Perang besar meletus pada 1872. Namun di tengah perlawanan, gabungan kekuatan Deli-Hindia Belanda berhasil menangkap Datuk Kecil, Datuk Jalil, Sulong Barat dan empat panglima perang Sunggal pada November 1872.

“ Setelah 10 bulan disekap di Riau, mereka lalu dibawa ke Batavia…” tulis Tengku Luckman Sinar.

Tertangkapnya para datuk dan panglima perang Sunggal, tidak serta merta menjadikan perlawanan menjadi surut. Dengan dipimpin oleh keponakan Datuk Kecil yakni Datuk Badiuzzaman Surbakti, Perang Sunggal tetap terus berkobar. Begitu dasyat perang tersebut, hingga menurut Asmyta Surbakti, pihak Hindia Belanda harus bekerja keras mengatasinya.

“Belanda tercatat tiga kali mengirim bantuan ekspedisi militernya dari Batavia…” ujar pemerhati sejarah dari Sumatra Heritage Trust tersebut.

Akhir tahun 1894, Hindia Belanda sudah pada tahap patah arang terlibat dalam Perang Sunggal. Mereka kemudian mengajukan tawaran berdamai kepada Datuk Badiuzzaman Surbakti. Sebagai bentuk “keseriusan” mereka mengundang sang datuk untuk langsung melakukan perundingan dengan Gubernur Jenderal Carel Herman Aart van der Wijck di Batavia. Tanpa curiga, undangan tersebut dipenuhi. Bersama adiknya Datuk Alang Mohammad Bahar, sekretarisnya Datuk Mahmood, dan ajudannya bernama Da’im mereka lantas bertolak ke Batavia.
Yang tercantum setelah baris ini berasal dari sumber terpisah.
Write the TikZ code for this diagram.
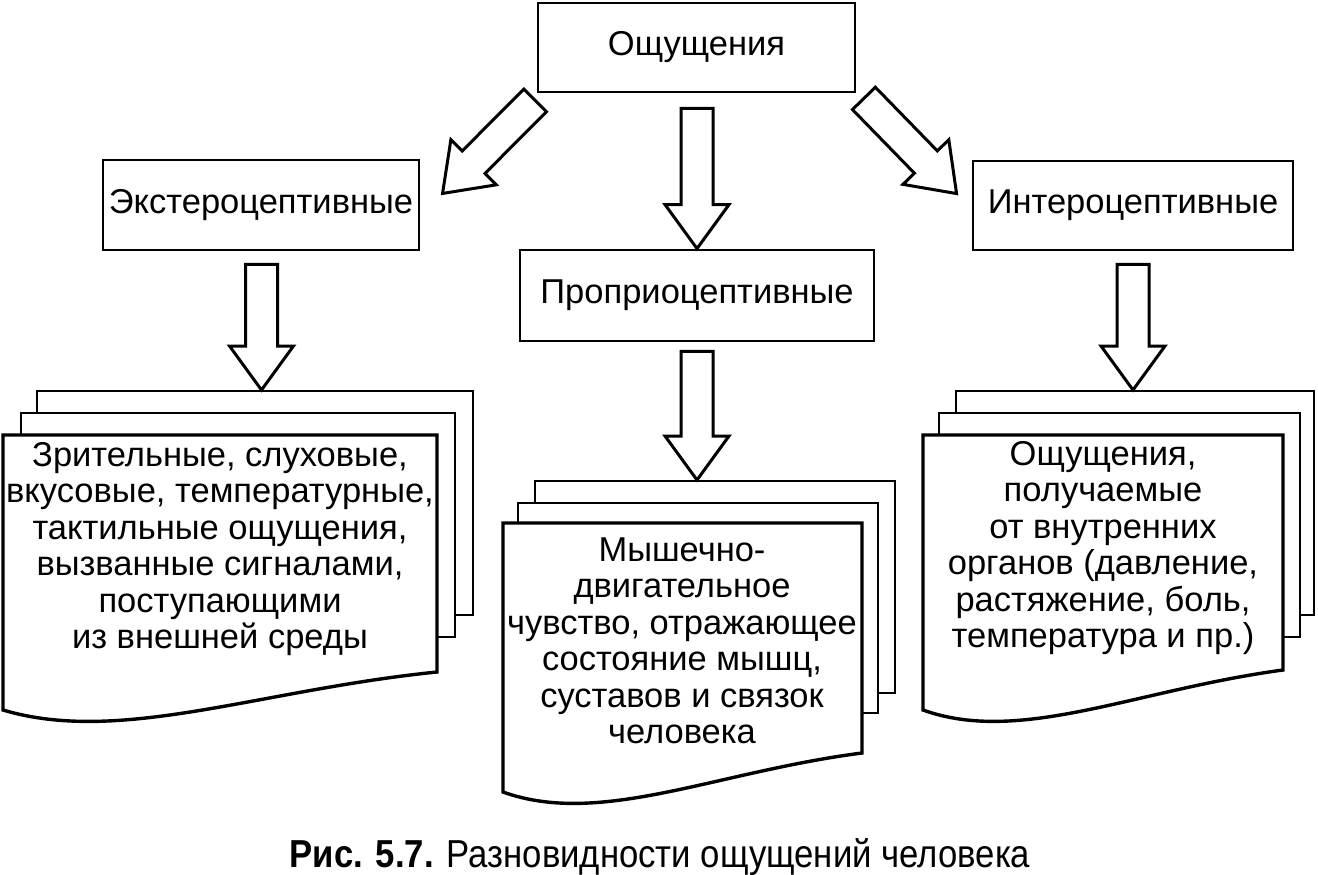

Tetapi setelah sampai di Batavia, bukan perundingan yang diterima namun sebuah penghinaan. Kepada Datuk Badiuzzaman dinyatakan bahwa Gubernur Jenderal akan memaafkan segala “kesalahan” sang datuk jika ia mau bersujud di depan kaki pimpinan Hindia Belanda itu. Tentu saja permintaan itu ditolak mentah-mentah oleh Datuk Badiuzzaman Surbakti. “ Biar mati sekalipun, saya tak akan pernah jongkok minta ampun di depan orang-orang Belanda, ujar sang datuk.

Akibat penolakan itu, hukuman pun langsung cepat turun. Pada 20 Januari 1895, secara definitif, pihak Hindia Belanda mengumumkan bahwa Datuk Badiuzzaman Surbakti dan Datuk Alang dihukum buang seumur hidup. Masing-masing ke Cianjur dan Banyumas. “Ketika kabar itu sampai di Sunggal, 3 (tiga) bulan lamanya rakyat Sunggal menyatakan berkabung…” tulis Tengku Luckman Sinar.